Rian Johnson‘s “Star Wars” trilogy is no more. According to a new THR interview with the director, the 2017 plans for him to helm three standalone films set in a galaxy far, far away are “effectively dead.” “A part of me will always be in “Star Wars,” said “The Last Jedi” director. “It’s so much a part of me and the way I think.”
Does this news comes as a big surprise? Yes and no. As recently as 2022, Johnson said the tilogy was still happening. “I’ve stayed close to Kathleen [Kennedy] and we get together often and talk about it,” Johnson told Empire in August 2022. “It’s just at this point a matter of schedule and when it can happen. It would break my heart if I were finished, if I couldn’t get back in that sandbox at some point.” The director had similar things to say to Variety that October, too. “God, I hope so,” he told the outlet about a potential return to the franchise, citing his “amazing experience” making “The Last Jedi” and that him and Kennedy were “still talking about it.”

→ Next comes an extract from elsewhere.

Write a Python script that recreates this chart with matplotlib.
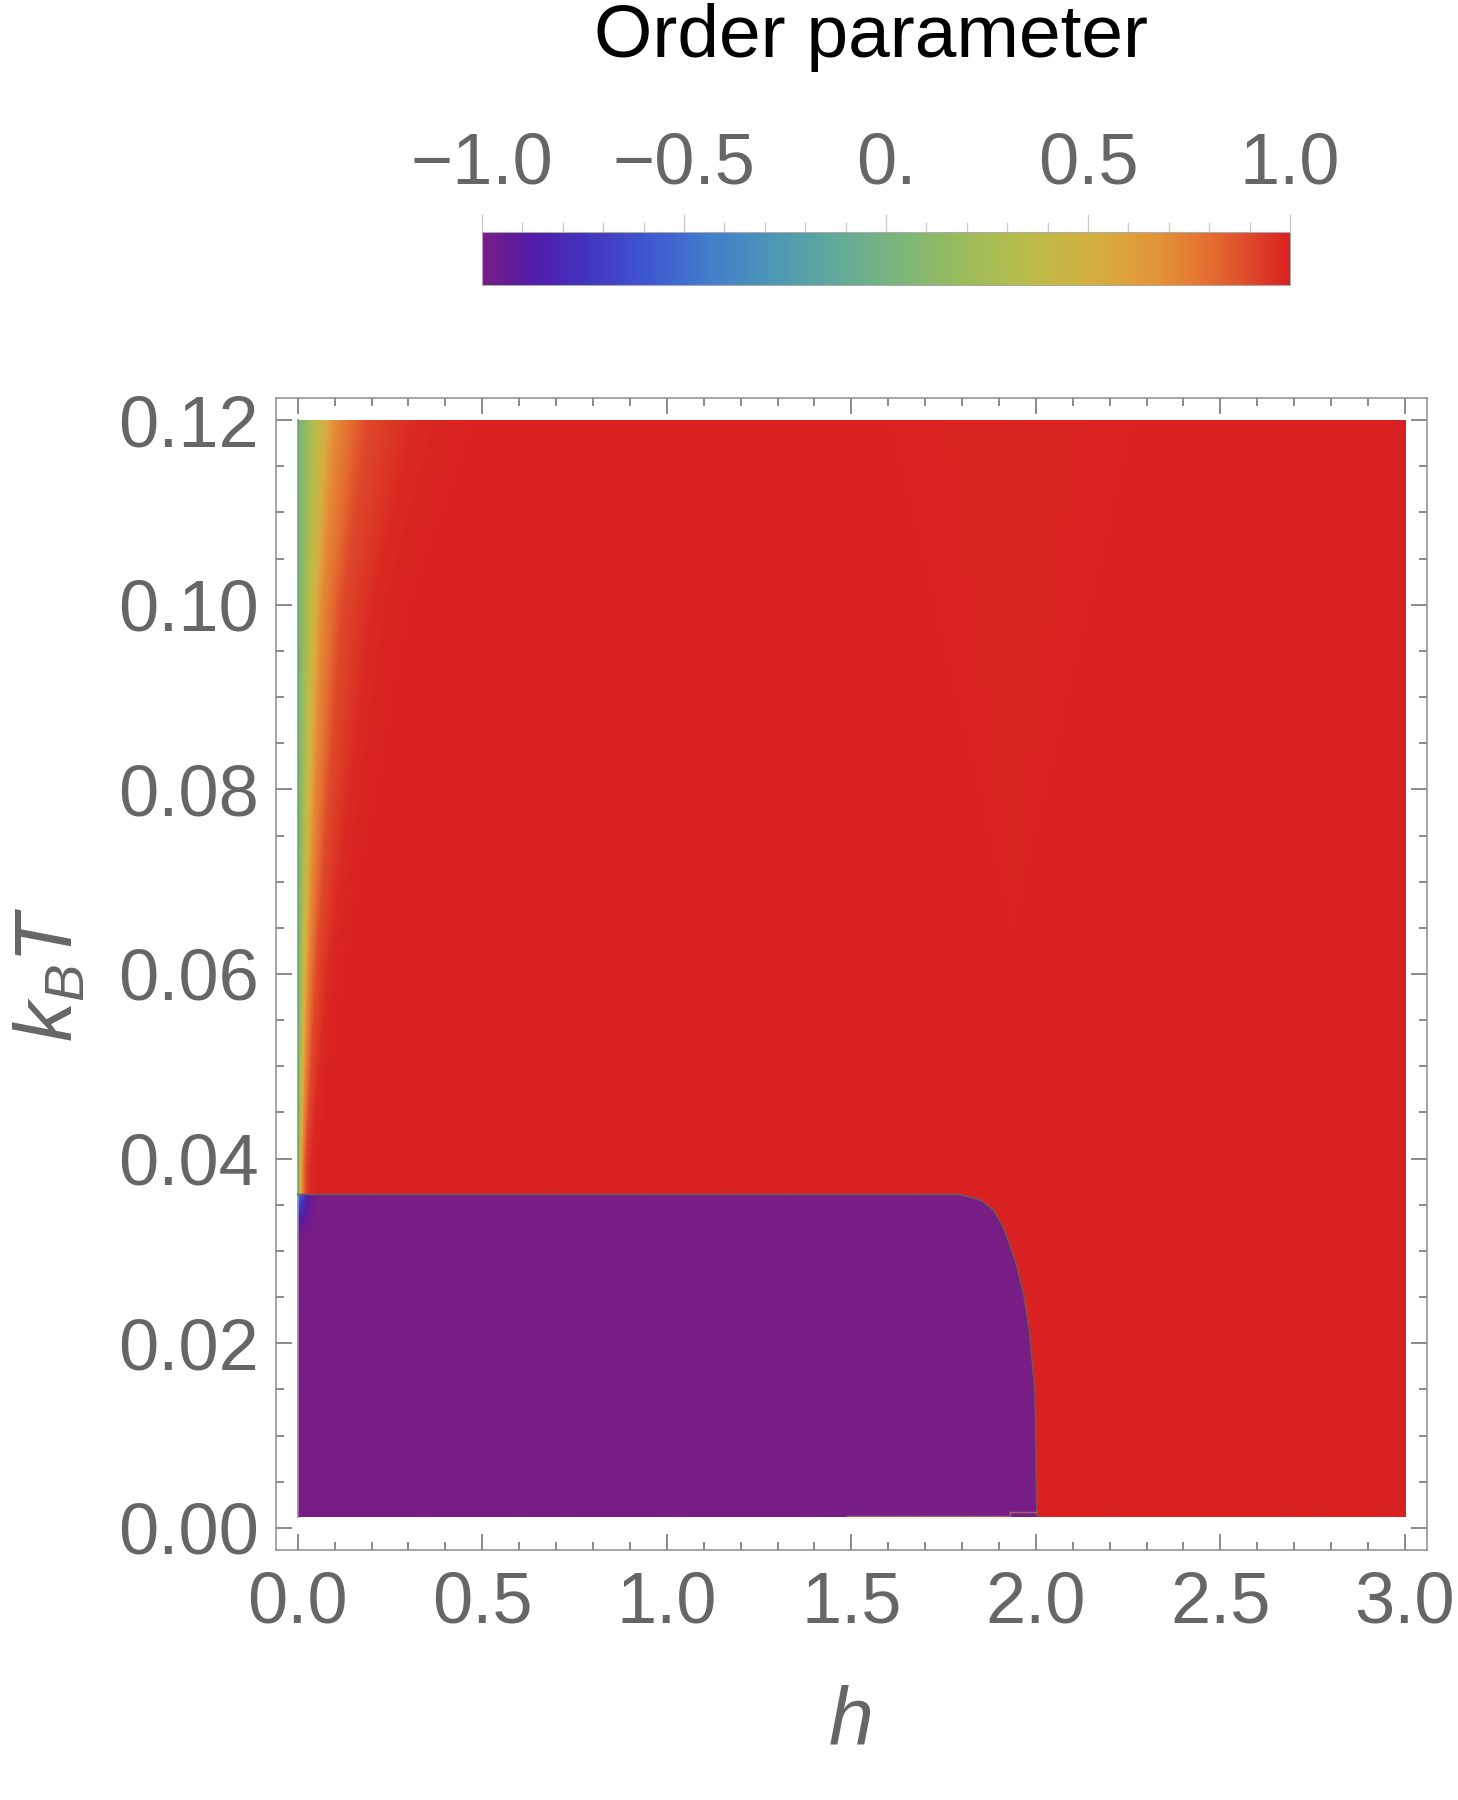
"""Order parameter density map over field h and temperature k_B T.
Boundary of the ordered (m = -1) region and the paramagnetic profile are
read off the original figure.
"""
import numpy as np
import matplotlib
matplotlib.use("Agg")
import matplotlib.pyplot as plt
from matplotlib.colors import LinearSegmentedColormap
from matplotlib.ticker import MultipleLocator, FormatStrFormatter

plt.rcParams["font.family"] = ["Liberation Sans", "DejaVu Sans"]
plt.rcParams["mathtext.fontset"] = "custom"
plt.rcParams["mathtext.it"] = "Liberation Sans:italic"
plt.rcParams["mathtext.rm"] = "Liberation Sans"

# colour scale sampled off the legend bar (Rainbow-like)
CMAP_POS = [0.00, 0.06, 0.12, 0.20, 0.28, 0.36, 0.44, 0.52, 0.60, 0.68, 0.76, 0.84, 0.90, 0.95, 1.00]
CMAP_HEX = ["#781c86", "#531ba6", "#4430bd", "#3e55d0", "#427dcb", "#4c97b6", "#62aa9a",
            "#7cb67a", "#9cbc5a", "#bcbc48", "#d6ae40", "#e39236", "#e46e30", "#de4a2a", "#d92121"]

# ordered-phase boundary h_c(T)
BOUND_T = [0.0013, 0.0147, 0.0179, 0.0216, 0.0252, 0.0288, 0.0324, 0.0344, 0.0355, 0.0361]
BOUND_H = [2.003, 1.998, 1.991, 1.982, 1.968, 1.946, 1.914, 1.887, 1.851, 1.797]
T_TOP = 0.0361

# paramagnetic side: field where m reaches 0.4, per temperature
WIDTH_T = [0.036, 0.039, 0.06, 0.08, 0.10, 0.12]
WIDTH_H = [0.006, 0.006, 0.015, 0.026, 0.037, 0.058]
# order parameter against h / width
PROFILE_X = [0.0, 0.5, 1.0, 1.7, 3.2, 5.5, 9.0]
PROFILE_M = [0.0, 0.22, 0.40, 0.70, 0.90, 0.98, 1.0]

# bluish corner just under T_TOP near h = 0
CORNER_H = [0.0, 0.01, 0.025, 0.05]
CORNER_DM = [0.55, 0.35, 0.12, 0.0]
CORNER_DT = [0.0, 0.0015, 0.003, 0.005]
CORNER_FT = [1.0, 0.6, 0.2, 0.0]

# faint lighter wedge in the red region
DIP_T = [0.064, 0.12]
DIP_HALF = [0.0, 0.42]
DIP_CENTER = 1.935
DIP_DEPTH = 0.012

# faint line along the bottom edge
BOTTOM_H = [1.487, 1.93, 1.93, 2.0]
BOTTOM_T = [0.0013, 0.0013, 0.0017, 0.0017]

H_RANGE = (0.0, 3.0)
T_RANGE = (0.0012, 0.12)

cmap = LinearSegmentedColormap.from_list("rainbow_m", list(zip(CMAP_POS, CMAP_HEX)), N=512)

H = np.linspace(*H_RANGE, 1201)
T = np.linspace(*T_RANGE, 900)
hh, tt = np.meshgrid(H, T)

w = np.interp(tt, WIDTH_T, WIDTH_H)
m = np.interp(hh / w, PROFILE_X, PROFILE_M)
half = np.interp(tt, DIP_T, DIP_HALF)
wedge = np.clip(1 - np.abs(hh - DIP_CENTER) / np.maximum(half, 1e-9), 0, 1) ** 0.7
m = m - DIP_DEPTH * wedge * (tt > DIP_T[0])

hc = np.interp(tt, BOUND_T, BOUND_H)
inside = (tt <= T_TOP) & (hh <= hc)
corner = np.interp(hh, CORNER_H, CORNER_DM) * np.interp(T_TOP - tt, CORNER_DT, CORNER_FT)
m = np.where(inside, -1 + corner, m)

fig = plt.figure(figsize=(14.58, 18), dpi=100)
ax = fig.add_axes([0.189, 0.1389, 0.7898, 0.64])

im = ax.imshow(m, extent=[H[0], H[-1], T[0], T[-1]], origin="lower", aspect="auto",
               cmap=cmap, vmin=-1, vmax=1, interpolation="bilinear")

# h = 0 edge and outline of the ordered region
ax.plot([H[0], H[0]], [T[0], T[-1]], color="#7f9a80", lw=1.4, alpha=0.8)
line_h = [0.0] + BOUND_H[::-1]
line_t = [T_TOP] + BOUND_T[::-1]
ax.plot(line_h, line_t, color="#6e6259", lw=1.3, alpha=0.8)
ax.plot(BOTTOM_H, BOTTOM_T, color="#b07a60", lw=1.0, alpha=0.8)

ax.set_xlim(-0.06, 3.06)
ax.set_ylim(-0.0024, 0.1224)
ax.xaxis.set_major_locator(MultipleLocator(0.5))
ax.xaxis.set_minor_locator(MultipleLocator(0.1))
ax.yaxis.set_major_locator(MultipleLocator(0.02))
ax.yaxis.set_minor_locator(MultipleLocator(0.005))
ax.xaxis.set_major_formatter(FormatStrFormatter("%.1f"))
ax.yaxis.set_major_formatter(FormatStrFormatter("%.2f"))
ax.tick_params(which="both", direction="in", top=True, right=True, color="#777777",
               width=1.2, labelcolor="#666666", labelsize=52)
ax.tick_params(which="major", length=11.5)
ax.tick_params(which="minor", length=6)
ax.tick_params(axis="x", pad=15)
ax.tick_params(axis="y", pad=12)
for s in ax.spines.values():
    s.set_color("#8c8c8c")
    s.set_linewidth(1.1)

cax = fig.add_axes([0.3306, 0.8417, 0.5542, 0.0294])
cb = fig.colorbar(im, cax=cax, orientation="horizontal", ticklocation="top")
cb.set_ticks([-1, -0.5, 0, 0.5, 1])
cb.set_ticklabels(["\u22121.0", "\u22120.5", "0.", "0.5", "1.0"])
cax.xaxis.set_minor_locator(MultipleLocator(0.1))
cax.tick_params(which="both", color="#cccccc", width=1.0, labelcolor="#666666", labelsize=52)
cax.tick_params(which="major", length=13, pad=11)
cax.tick_params(which="minor", length=7)
cb.outline.set_edgecolor("#aaaaaa")
cb.outline.set_linewidth(0.8)

fig.text(0.5974, 1 - 57 / 1800, "Order parameter", ha="center", va="baseline",
         fontsize=54, color="black")
fig.text(0.583, 1 - 1743 / 1800, "$h$", ha="center", va="baseline", fontsize=58, color="#666666")
fig.text(0.0353, 0.459, "$k_BT$", rotation=90, ha="center", va="center", fontsize=58,
         color="#666666")

fig.savefig("out.png", dpi=100)
plt.close()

Of course, Johnson’s tune has changed more recently. Back in May, he admitted to The Guardian that his plans for “Knives Out” took precedent career-wise, and that’s the main reason his trilogy “never materialized.” “I’m focused on making other stuff,” he continued, “but that wouldn’t rule out it happening down the line. If I get back in the “Star Wars” universe someday, I’d be the happiest person.”
Now, as he makes the press round for “Wake Up Dead Man,” Johnson’s latest “Knives Out” mystery, it’s becoming clear a return to “Star Wars” isn’t in the director’s immediate future. His next project, described by Johnson as a “’70s paranoid thriller” with “a sci-fi twinge” and part of a two-film overall deal he signed with Warner Bros. in 2024, sounds intriguing, but is by no means a Lucasfilm project. And of course, Johnson wants to “formulate” a “Knives Out 4” with Benoit Blanc actor Daniel Craig, wherever the franchise’s future may land.
Again, more “Knives Out” isn’t “Star Wars”-related. So it appears, in the midst of Lucasfilm’s perpetually shifting schedule for future “Star Wars” projects since “The Rise Of Skywalker” hit theaters in 2019, that Johnson’s trilogy got lost in the pipeline. Whether that’s a good or bad thing remains to be seen. “The Last Jedi” was among the most divisive new “Star Wars” projects of the latest spate of films and Disney+ series, but also the most consistently interesting in its relationship to the franchise’s fandom, tropes, and overall legacy. In this writer’s opinion, Johnson’s sensibility is better suited to other things, like the ’70s paranoid thriller he’s working on now, but what he did while in the “Star Wars” universe remains novel, energetic, and subversive in a way most recent blockbusters aren’t. In that sense, Lucasfilm needs filmmakers like Johnson more than Johnson needs “Star Wars,” and it’s the studio’s loss that it couldn’t figure out how to move forward with its trilogy plans.